Some Thoughts about Sales Incentive Plans
By John A. Haas
Management Strategies Group
Sales types are typically willing and anxious to take more risks than are
other employees. They are confident, self-motivated and usually “in it for the
money.
Top sales people often earn more than their managers and even the CEO—and
these executives are fine with that, provided, of course, that these highly
compensated sales people “earned” it? That is, has their performance contributed
to the company’s objectives and bottom line to justify these pay levels? Often,
the answer is “no.”
Some Sales Incentive Fundamentals
- Align sales effort with strategy. All sales aren’t necessarily
equal. If the business plan calls for introducing a new product or service,
or selling to a different customer base, the incentive plan needs to reflect
those priorities over more traditional sales.
Also, assure sales correlate with production capacity. You don’t want to
sacrifice quality or customer service by “overselling.”

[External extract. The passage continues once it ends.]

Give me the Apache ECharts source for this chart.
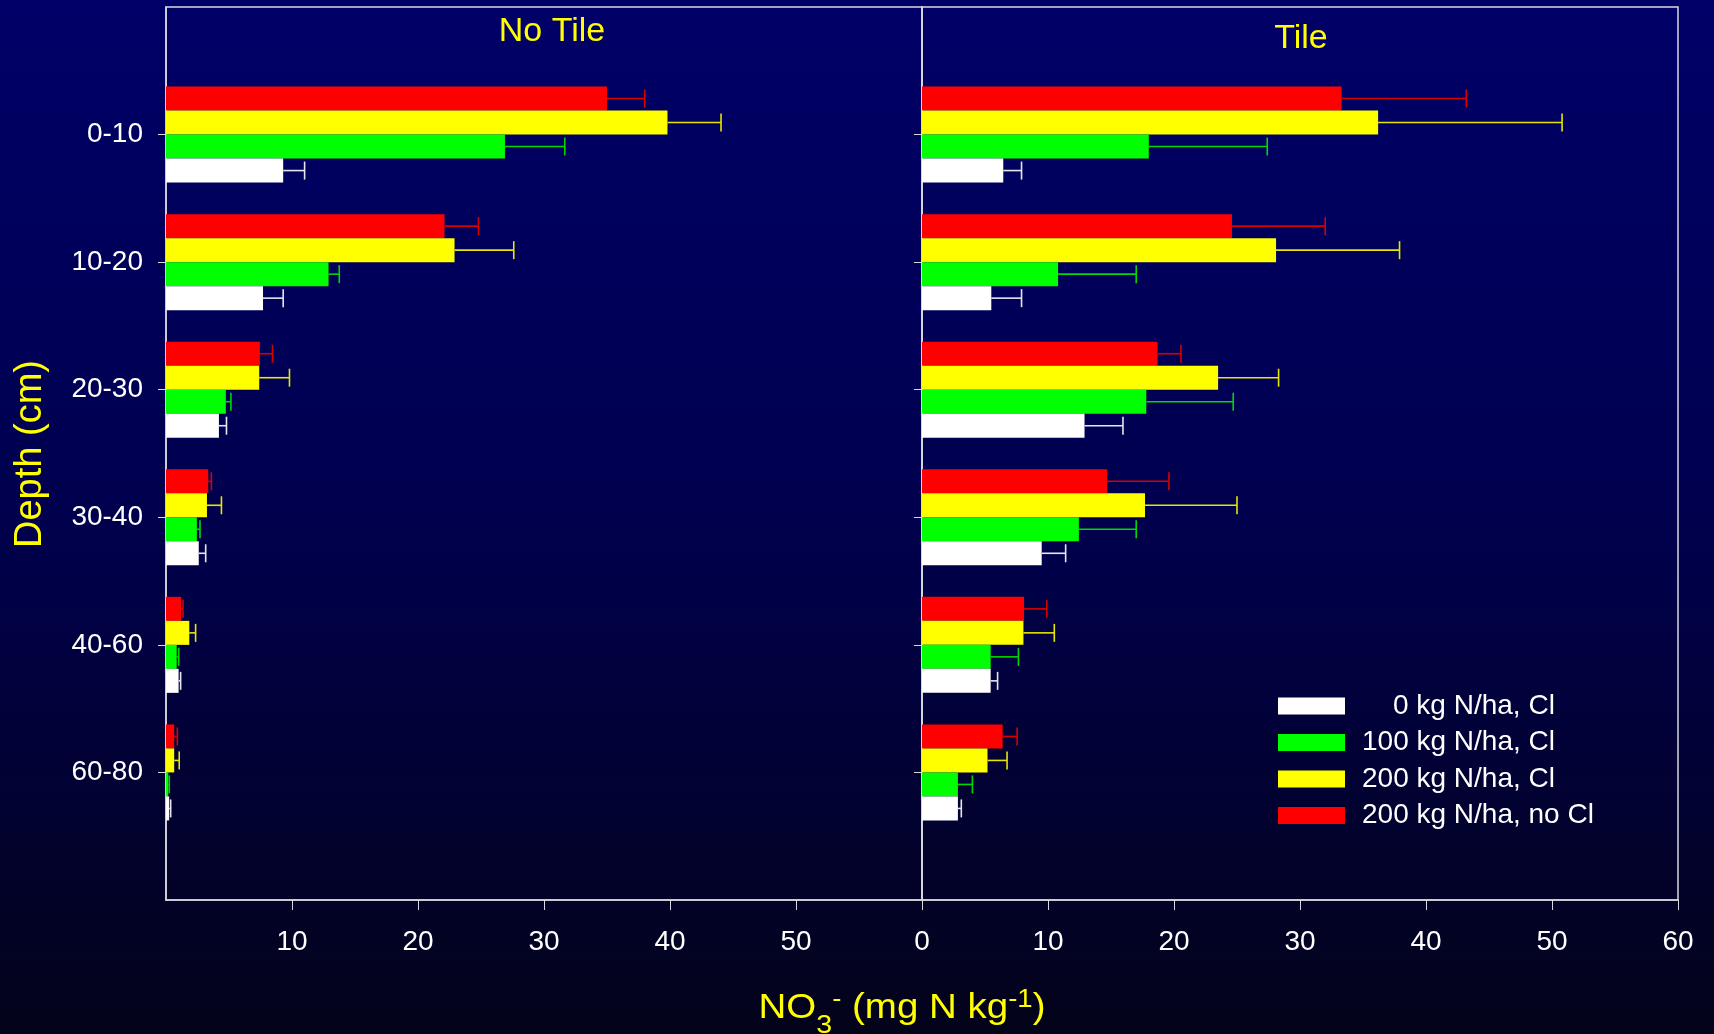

- Base sales compensation on a realized profit measure. Often the
right measure is gross margin, especially if salespeople have pricing
discretion. Also, pay sales people for collected revenues, not sales booked
or billed.
- Reward current over historical performance. Many sales people are
being rewarded for retaining outstanding sales results that occurred many
years ago. If they are that good, they should be generating current sales
and their compensation plan should reflect that intention.
- Tailor sales goals to each salesperson’s situation. Whether
organized by territory, product line or market niche, each rep has different
opportunities, niche characteristics, competitive forces at play, etc. and
each needs to develop appropriate sales strategies. In most cases, trying to
assign all sales reps the same goals and incentives becomes a time-consuming
and ultimately elusive task, sure to be met with “grumbling” by some.
Special Considerations
Good sales people will figure out how to maximize their incomes under terms
of the compensation plan. In fact, you should want them to “beat the system,”
provided payouts are correlated with the company’s success. Just make sure the
system rewards the right behaviors and results!
Variables to consider include:
- Frequency of payout
- Withholding partial payout, pending next period results
- Avoiding excessive based on windfall results
- Use of negative incentives to assure sales are correlated with business
plans
- How to handle returns and allowances
- Defining “house accounts;” deciding if and for how long sales reps get
sales credit.
- How to handle split sales credits
- How to handle pricing changes
- Team incentives, e.g. inside sales, retail stores
- Ramp-up time; when will a new rep start on incentives?